Description of the task: Every line in the data below from the one containing "Recreate this image" down to the one containing "(0,0) rectangle (8,1262);", both included, must be retyped exactly; no other line is to appear.

Entries:
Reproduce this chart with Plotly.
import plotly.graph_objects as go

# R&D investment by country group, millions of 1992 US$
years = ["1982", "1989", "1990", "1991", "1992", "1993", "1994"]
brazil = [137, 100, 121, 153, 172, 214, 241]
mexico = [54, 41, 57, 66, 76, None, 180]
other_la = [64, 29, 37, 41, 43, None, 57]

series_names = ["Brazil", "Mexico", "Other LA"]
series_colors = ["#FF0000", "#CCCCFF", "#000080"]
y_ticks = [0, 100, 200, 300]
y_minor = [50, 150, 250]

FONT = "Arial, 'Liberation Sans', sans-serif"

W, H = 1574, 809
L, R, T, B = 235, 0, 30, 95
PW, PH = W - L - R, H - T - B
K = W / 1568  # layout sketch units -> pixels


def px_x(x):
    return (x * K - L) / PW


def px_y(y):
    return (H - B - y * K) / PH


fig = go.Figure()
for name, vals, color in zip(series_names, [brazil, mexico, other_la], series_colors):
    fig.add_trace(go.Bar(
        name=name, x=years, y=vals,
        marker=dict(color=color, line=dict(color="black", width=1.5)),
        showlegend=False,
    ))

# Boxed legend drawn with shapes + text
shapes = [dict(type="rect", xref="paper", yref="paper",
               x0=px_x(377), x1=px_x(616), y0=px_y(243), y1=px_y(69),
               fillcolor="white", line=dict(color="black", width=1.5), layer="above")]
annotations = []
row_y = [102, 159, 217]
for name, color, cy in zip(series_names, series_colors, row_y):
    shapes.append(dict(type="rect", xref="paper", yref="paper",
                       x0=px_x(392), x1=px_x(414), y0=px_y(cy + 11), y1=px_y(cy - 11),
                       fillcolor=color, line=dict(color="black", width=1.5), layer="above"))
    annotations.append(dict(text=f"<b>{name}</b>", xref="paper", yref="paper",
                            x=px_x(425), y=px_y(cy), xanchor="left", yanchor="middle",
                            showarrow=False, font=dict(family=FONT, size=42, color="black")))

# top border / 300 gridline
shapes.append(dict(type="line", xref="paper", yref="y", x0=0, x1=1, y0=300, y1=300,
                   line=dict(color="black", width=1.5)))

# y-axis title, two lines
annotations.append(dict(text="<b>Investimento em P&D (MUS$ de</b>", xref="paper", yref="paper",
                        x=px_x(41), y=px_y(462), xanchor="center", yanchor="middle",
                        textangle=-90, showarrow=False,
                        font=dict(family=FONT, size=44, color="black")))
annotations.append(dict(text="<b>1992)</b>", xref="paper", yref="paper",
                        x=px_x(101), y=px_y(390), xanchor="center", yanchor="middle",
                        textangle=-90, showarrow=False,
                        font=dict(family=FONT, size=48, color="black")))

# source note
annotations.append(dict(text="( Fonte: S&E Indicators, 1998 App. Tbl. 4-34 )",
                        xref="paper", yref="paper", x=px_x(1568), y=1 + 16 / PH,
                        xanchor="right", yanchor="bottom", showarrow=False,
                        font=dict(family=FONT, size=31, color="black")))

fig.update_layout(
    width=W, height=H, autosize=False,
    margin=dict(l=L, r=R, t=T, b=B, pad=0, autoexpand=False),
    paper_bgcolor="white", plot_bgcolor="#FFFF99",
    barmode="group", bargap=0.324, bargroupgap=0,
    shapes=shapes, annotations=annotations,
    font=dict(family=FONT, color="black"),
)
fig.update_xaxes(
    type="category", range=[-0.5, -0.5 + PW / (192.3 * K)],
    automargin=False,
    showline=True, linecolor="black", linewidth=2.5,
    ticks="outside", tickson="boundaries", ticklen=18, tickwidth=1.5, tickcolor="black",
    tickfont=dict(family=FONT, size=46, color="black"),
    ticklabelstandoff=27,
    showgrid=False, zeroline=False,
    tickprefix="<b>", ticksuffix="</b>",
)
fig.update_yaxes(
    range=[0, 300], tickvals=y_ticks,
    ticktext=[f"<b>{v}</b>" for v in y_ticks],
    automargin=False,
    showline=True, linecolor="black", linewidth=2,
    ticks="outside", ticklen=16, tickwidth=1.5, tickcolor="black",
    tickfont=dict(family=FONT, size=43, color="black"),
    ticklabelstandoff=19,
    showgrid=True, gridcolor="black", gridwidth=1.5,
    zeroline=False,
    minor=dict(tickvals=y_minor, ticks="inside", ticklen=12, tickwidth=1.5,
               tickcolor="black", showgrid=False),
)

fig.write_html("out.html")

* * *

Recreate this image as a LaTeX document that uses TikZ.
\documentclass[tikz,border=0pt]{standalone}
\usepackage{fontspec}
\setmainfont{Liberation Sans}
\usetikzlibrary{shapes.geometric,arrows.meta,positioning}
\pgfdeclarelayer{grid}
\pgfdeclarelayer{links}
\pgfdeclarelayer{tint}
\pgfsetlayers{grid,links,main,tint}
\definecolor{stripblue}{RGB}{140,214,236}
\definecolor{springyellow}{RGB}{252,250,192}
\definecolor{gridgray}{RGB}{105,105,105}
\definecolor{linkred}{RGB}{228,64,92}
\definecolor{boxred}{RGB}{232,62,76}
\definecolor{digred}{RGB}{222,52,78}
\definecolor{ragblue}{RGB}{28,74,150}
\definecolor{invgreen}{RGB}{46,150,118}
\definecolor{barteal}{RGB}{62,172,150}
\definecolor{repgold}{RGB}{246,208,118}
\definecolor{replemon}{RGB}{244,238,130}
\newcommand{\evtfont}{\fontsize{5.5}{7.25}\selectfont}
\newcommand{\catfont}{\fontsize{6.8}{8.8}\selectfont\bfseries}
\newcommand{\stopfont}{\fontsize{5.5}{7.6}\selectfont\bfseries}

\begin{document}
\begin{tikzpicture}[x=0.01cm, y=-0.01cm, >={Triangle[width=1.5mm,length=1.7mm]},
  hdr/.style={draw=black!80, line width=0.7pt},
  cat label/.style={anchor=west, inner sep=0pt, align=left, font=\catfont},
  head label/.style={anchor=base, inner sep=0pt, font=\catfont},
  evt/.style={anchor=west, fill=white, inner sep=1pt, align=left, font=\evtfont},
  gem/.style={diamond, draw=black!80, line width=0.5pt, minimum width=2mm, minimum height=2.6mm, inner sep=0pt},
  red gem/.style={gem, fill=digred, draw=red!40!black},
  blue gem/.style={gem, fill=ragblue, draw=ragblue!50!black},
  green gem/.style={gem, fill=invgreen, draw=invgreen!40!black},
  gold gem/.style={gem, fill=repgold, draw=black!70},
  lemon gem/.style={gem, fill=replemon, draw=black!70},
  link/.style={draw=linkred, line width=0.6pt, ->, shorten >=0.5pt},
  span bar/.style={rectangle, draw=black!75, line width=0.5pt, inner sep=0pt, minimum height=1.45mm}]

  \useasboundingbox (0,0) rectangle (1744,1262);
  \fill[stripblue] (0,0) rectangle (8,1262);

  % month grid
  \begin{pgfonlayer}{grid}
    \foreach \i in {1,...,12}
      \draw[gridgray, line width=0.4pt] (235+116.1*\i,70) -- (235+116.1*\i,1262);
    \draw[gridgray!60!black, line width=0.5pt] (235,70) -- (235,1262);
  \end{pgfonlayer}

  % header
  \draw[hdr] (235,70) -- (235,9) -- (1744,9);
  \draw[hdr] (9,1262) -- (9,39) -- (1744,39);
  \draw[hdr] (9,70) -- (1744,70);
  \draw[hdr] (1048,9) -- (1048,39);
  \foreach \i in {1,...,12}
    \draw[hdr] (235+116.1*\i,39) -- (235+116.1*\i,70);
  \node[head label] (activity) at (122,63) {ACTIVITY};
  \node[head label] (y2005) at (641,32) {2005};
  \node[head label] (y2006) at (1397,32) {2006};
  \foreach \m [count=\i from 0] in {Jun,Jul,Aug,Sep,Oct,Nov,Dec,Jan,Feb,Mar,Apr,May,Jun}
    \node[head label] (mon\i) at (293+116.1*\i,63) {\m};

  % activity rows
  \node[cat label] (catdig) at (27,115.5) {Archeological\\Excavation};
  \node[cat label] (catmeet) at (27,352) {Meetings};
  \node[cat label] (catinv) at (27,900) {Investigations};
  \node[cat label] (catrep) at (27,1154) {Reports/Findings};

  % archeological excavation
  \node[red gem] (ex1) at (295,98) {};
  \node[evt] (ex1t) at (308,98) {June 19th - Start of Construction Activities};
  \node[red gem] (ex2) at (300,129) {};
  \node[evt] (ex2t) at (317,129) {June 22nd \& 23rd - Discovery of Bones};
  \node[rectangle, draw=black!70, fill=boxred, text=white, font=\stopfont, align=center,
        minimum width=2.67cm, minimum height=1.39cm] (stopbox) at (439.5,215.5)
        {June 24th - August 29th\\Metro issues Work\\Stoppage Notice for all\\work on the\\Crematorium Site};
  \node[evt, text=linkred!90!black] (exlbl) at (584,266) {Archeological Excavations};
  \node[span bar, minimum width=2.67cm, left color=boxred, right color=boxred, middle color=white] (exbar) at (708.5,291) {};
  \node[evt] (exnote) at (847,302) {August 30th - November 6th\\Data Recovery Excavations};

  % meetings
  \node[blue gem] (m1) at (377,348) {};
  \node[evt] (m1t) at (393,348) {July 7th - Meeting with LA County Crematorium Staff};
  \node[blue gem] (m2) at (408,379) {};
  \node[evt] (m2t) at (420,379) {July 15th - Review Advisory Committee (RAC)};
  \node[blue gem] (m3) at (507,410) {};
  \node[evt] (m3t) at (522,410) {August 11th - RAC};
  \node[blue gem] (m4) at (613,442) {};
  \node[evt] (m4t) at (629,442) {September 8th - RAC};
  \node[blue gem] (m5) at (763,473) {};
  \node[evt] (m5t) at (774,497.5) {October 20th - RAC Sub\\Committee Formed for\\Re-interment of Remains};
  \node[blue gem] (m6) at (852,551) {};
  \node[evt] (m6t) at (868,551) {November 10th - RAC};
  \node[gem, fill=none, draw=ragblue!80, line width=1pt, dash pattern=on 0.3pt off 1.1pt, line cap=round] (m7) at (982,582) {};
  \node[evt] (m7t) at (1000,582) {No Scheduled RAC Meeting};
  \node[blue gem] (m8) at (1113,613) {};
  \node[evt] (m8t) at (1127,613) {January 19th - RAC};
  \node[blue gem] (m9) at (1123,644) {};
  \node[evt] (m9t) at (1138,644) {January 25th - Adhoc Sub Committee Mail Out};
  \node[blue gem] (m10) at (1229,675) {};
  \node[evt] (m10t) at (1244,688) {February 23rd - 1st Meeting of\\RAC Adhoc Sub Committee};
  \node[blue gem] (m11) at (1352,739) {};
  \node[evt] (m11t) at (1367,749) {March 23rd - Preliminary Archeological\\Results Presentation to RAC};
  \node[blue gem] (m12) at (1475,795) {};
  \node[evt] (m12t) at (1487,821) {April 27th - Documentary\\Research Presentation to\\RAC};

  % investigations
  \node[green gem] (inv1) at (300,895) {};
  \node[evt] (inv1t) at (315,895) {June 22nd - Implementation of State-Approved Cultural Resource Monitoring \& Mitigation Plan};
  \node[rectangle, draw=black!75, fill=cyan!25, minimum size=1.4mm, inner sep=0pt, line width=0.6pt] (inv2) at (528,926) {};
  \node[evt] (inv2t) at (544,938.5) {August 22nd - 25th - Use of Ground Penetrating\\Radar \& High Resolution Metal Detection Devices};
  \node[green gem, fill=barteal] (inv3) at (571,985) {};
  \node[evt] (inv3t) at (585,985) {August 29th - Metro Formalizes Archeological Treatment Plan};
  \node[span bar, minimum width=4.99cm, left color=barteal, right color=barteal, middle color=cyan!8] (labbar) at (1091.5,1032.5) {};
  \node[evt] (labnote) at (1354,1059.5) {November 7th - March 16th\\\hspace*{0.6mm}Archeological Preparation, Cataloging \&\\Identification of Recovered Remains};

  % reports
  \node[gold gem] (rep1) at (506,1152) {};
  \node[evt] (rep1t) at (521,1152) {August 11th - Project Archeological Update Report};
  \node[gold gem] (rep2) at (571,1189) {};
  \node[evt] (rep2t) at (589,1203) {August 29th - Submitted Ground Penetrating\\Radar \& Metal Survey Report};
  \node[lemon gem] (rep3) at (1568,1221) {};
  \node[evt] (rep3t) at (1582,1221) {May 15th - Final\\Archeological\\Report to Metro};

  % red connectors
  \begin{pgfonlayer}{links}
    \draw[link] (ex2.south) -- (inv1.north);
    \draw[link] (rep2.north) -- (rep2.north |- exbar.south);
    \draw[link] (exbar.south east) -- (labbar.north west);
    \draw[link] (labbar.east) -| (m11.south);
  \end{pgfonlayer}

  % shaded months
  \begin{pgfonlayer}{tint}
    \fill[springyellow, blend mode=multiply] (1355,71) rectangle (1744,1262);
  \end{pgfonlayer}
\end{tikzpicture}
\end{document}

Response to the exercise:
Recreate this image as a LaTeX document that uses TikZ.
\documentclass[tikz,border=0pt]{standalone}
\usepackage{fontspec}
\setmainfont{Liberation Sans}
\usetikzlibrary{shapes.geometric,arrows.meta,positioning}
\pgfdeclarelayer{grid}
\pgfdeclarelayer{links}
\pgfdeclarelayer{tint}
\pgfsetlayers{grid,links,main,tint}
\definecolor{stripblue}{RGB}{140,214,236}
\definecolor{springyellow}{RGB}{252,250,192}
\definecolor{gridgray}{RGB}{105,105,105}
\definecolor{linkred}{RGB}{228,64,92}
\definecolor{boxred}{RGB}{232,62,76}
\definecolor{digred}{RGB}{222,52,78}
\definecolor{ragblue}{RGB}{28,74,150}
\definecolor{invgreen}{RGB}{46,150,118}
\definecolor{barteal}{RGB}{62,172,150}
\definecolor{repgold}{RGB}{246,208,118}
\definecolor{replemon}{RGB}{244,238,130}
\newcommand{\evtfont}{\fontsize{5.5}{7.25}\selectfont}
\newcommand{\catfont}{\fontsize{6.8}{8.8}\selectfont\bfseries}
\newcommand{\stopfont}{\fontsize{5.5}{7.6}\selectfont\bfseries}

\begin{document}
\begin{tikzpicture}[x=0.01cm, y=-0.01cm, >={Triangle[width=1.5mm,length=1.7mm]},
  hdr/.style={draw=black!80, line width=0.7pt},
  cat label/.style={anchor=west, inner sep=0pt, align=left, font=\catfont},
  head label/.style={anchor=base, inner sep=0pt, font=\catfont},
  evt/.style={anchor=west, fill=white, inner sep=1pt, align=left, font=\evtfont},
  gem/.style={diamond, draw=black!80, line width=0.5pt, minimum width=2mm, minimum height=2.6mm, inner sep=0pt},
  red gem/.style={gem, fill=digred, draw=red!40!black},
  blue gem/.style={gem, fill=ragblue, draw=ragblue!50!black},
  green gem/.style={gem, fill=invgreen, draw=invgreen!40!black},
  gold gem/.style={gem, fill=repgold, draw=black!70},
  lemon gem/.style={gem, fill=replemon, draw=black!70},
  link/.style={draw=linkred, line width=0.6pt, ->, shorten >=0.5pt},
  span bar/.style={rectangle, draw=black!75, line width=0.5pt, inner sep=0pt, minimum height=1.45mm}]

  \useasboundingbox (0,0) rectangle (1744,1262);
  \fill[stripblue] (0,0) rectangle (8,1262);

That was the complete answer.